• [Provided data]
****************

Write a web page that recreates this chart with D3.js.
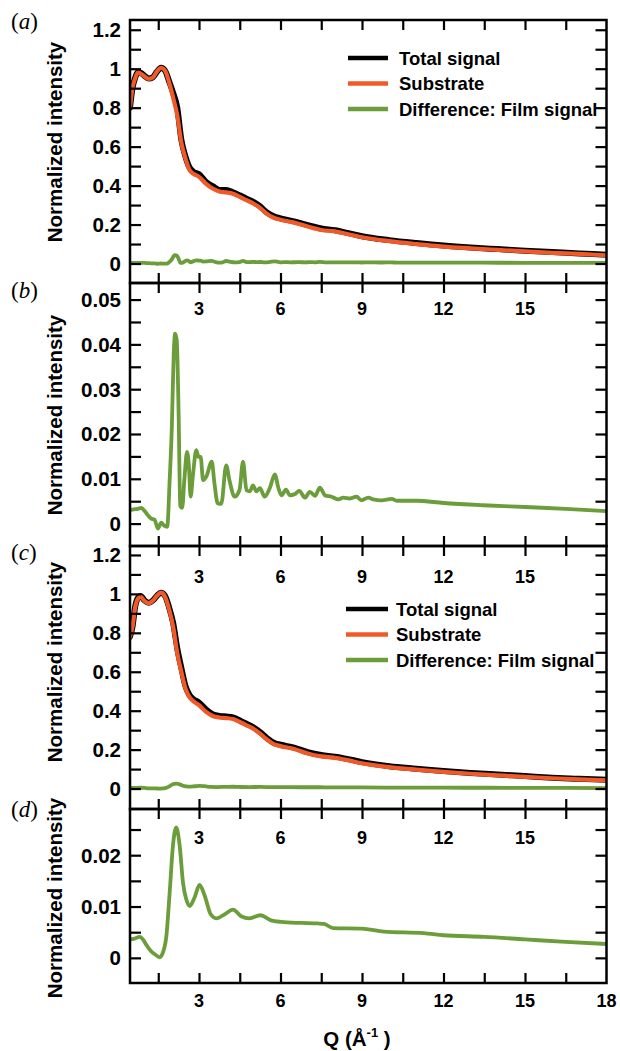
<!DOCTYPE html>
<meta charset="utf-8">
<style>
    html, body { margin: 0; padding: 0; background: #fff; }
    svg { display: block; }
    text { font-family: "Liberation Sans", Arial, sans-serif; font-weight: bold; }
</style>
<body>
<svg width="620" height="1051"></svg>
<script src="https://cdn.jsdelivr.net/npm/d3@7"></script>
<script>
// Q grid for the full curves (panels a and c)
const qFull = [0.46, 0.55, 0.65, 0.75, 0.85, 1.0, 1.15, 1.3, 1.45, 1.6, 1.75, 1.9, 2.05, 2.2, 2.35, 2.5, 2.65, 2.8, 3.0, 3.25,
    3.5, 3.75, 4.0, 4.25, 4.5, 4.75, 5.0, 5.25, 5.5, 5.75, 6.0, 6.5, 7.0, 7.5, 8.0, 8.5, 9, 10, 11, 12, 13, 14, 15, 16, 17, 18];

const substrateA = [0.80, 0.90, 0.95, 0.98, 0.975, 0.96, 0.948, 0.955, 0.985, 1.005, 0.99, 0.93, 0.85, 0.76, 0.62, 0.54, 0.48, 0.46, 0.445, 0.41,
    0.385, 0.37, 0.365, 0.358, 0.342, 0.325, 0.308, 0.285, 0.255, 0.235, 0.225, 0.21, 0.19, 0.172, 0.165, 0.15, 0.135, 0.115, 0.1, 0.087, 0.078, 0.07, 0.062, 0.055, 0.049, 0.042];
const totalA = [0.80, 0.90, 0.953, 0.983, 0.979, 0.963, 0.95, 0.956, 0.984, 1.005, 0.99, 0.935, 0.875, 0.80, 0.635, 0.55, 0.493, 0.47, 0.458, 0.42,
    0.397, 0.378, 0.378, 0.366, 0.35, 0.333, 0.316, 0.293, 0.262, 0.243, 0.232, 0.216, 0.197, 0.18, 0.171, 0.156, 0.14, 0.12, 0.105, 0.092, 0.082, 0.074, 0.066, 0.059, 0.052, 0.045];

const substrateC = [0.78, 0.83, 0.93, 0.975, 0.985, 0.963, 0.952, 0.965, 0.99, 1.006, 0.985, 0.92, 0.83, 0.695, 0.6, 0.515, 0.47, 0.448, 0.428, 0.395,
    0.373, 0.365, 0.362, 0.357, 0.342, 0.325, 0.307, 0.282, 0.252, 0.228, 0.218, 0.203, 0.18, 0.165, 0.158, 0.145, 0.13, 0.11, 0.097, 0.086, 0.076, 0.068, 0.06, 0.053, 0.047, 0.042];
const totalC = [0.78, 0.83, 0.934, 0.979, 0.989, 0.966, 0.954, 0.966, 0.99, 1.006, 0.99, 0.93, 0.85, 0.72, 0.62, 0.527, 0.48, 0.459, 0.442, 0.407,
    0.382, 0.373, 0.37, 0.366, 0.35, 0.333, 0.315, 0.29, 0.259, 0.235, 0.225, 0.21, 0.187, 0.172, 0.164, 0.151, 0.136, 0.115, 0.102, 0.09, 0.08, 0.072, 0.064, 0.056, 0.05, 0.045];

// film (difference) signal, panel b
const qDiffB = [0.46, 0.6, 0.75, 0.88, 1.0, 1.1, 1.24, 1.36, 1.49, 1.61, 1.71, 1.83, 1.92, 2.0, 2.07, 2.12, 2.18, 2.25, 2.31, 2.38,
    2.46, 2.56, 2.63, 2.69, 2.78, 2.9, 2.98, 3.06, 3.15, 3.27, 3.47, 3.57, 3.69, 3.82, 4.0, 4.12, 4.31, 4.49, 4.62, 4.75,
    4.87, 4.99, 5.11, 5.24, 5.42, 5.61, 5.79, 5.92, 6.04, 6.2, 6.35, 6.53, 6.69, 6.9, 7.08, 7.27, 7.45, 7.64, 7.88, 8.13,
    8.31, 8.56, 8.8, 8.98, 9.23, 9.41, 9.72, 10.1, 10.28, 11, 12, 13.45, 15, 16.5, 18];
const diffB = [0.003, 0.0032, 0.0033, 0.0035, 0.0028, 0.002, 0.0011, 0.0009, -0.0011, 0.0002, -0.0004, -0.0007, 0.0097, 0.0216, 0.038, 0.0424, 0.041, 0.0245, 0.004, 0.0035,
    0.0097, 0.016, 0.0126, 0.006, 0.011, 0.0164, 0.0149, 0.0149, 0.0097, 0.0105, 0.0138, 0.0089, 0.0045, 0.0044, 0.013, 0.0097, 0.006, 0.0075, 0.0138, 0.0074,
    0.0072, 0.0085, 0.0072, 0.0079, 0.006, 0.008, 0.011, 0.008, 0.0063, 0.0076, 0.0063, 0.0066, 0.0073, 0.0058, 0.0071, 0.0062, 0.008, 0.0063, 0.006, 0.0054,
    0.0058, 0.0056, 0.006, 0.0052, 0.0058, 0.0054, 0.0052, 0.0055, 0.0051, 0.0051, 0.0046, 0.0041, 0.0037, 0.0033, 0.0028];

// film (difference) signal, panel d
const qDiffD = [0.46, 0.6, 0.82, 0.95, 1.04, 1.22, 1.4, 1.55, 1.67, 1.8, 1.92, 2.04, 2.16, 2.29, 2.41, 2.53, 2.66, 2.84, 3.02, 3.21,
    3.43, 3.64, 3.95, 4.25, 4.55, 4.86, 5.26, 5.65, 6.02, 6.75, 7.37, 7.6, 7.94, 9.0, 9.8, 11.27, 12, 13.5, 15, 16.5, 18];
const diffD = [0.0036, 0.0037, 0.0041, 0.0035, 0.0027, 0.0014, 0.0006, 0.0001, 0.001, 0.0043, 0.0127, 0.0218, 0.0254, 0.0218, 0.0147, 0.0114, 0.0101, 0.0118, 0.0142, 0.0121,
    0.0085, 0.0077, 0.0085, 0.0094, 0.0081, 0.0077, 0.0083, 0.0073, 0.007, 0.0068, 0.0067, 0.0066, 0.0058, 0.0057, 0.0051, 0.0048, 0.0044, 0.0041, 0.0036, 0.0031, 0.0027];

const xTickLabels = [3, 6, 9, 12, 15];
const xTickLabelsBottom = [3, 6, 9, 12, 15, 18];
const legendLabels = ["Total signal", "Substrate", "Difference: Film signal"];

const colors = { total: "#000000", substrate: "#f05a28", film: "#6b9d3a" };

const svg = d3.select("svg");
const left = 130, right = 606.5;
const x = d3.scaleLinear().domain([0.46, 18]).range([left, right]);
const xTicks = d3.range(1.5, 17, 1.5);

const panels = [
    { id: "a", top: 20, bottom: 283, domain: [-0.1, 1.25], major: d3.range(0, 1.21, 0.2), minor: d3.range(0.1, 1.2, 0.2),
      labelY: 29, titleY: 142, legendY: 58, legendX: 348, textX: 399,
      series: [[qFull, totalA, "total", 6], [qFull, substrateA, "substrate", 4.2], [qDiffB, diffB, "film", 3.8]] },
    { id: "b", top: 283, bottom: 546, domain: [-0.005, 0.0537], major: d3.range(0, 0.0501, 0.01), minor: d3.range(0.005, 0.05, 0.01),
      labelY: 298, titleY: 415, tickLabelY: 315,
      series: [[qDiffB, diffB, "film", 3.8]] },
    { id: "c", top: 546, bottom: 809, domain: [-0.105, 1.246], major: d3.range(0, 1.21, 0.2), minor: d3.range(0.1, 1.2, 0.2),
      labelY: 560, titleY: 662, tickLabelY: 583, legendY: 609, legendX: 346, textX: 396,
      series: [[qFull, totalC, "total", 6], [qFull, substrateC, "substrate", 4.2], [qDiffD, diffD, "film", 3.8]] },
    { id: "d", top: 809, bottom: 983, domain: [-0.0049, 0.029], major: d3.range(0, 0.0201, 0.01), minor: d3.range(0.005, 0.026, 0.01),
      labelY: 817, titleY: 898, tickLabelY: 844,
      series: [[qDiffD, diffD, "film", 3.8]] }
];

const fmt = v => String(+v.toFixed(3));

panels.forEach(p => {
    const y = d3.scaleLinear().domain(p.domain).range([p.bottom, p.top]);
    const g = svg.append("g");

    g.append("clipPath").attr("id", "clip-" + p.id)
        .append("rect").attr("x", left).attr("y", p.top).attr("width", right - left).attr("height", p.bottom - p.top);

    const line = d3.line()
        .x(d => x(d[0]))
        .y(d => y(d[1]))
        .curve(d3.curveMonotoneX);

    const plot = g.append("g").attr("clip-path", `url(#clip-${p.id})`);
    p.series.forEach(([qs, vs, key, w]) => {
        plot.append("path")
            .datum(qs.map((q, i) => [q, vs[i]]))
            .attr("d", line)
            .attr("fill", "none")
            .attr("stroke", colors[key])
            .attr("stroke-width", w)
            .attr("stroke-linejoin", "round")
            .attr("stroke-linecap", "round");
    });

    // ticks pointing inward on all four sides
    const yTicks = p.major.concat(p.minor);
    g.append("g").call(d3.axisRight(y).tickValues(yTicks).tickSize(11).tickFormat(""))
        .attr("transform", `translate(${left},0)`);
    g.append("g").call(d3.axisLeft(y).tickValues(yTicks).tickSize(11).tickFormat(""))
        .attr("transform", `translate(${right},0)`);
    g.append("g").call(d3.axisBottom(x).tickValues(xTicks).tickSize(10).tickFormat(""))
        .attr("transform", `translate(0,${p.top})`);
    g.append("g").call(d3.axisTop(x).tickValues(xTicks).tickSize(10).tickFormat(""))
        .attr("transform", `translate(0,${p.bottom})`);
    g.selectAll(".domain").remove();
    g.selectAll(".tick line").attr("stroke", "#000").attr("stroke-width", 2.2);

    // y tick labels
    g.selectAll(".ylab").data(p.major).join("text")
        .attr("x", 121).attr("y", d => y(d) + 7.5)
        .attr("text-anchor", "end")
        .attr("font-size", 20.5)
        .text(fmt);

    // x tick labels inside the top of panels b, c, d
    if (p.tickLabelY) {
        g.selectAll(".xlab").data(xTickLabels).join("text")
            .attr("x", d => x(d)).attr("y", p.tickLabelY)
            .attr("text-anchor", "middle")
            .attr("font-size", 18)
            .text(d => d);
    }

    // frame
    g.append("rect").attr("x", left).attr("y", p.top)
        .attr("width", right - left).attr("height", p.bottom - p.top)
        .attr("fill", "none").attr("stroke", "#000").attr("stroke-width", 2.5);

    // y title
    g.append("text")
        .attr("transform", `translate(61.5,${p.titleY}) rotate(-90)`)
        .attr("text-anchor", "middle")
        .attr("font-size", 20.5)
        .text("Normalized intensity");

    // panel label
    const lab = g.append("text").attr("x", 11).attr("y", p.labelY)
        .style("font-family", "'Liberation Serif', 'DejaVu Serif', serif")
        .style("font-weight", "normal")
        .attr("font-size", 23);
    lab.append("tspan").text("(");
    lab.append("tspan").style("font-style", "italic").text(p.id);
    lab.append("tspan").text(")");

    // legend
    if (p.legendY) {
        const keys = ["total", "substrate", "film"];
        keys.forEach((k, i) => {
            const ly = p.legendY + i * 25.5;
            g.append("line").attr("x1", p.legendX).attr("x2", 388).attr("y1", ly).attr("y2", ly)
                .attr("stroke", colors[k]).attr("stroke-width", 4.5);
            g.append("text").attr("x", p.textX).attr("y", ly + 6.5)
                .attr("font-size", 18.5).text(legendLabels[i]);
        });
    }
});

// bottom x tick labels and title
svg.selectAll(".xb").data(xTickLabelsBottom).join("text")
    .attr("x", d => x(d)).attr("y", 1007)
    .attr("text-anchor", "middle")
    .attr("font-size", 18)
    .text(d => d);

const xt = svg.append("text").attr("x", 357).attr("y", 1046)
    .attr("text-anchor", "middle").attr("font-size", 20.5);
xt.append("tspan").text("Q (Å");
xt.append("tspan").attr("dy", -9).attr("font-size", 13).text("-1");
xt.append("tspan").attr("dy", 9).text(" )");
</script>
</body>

****************

• [Requirements] Leave out the pictures and repeat exactly the lines from the start of the material through the line that contains "16, 17, 18];", both included.

• [Task result]
Write a web page that recreates this chart with D3.js.
<!DOCTYPE html>
<meta charset="utf-8">
<style>
    html, body { margin: 0; padding: 0; background: #fff; }
    svg { display: block; }
    text { font-family: "Liberation Sans", Arial, sans-serif; font-weight: bold; }
</style>
<body>
<svg width="620" height="1051"></svg>
<script src="https://cdn.jsdelivr.net/npm/d3@7"></script>
<script>
// Q grid for the full curves (panels a and c)
const qFull = [0.46, 0.55, 0.65, 0.75, 0.85, 1.0, 1.15, 1.3, 1.45, 1.6, 1.75, 1.9, 2.05, 2.2, 2.35, 2.5, 2.65, 2.8, 3.0, 3.25,
    3.5, 3.75, 4.0, 4.25, 4.5, 4.75, 5.0, 5.25, 5.5, 5.75, 6.0, 6.5, 7.0, 7.5, 8.0, 8.5, 9, 10, 11, 12, 13, 14, 15, 16, 17, 18];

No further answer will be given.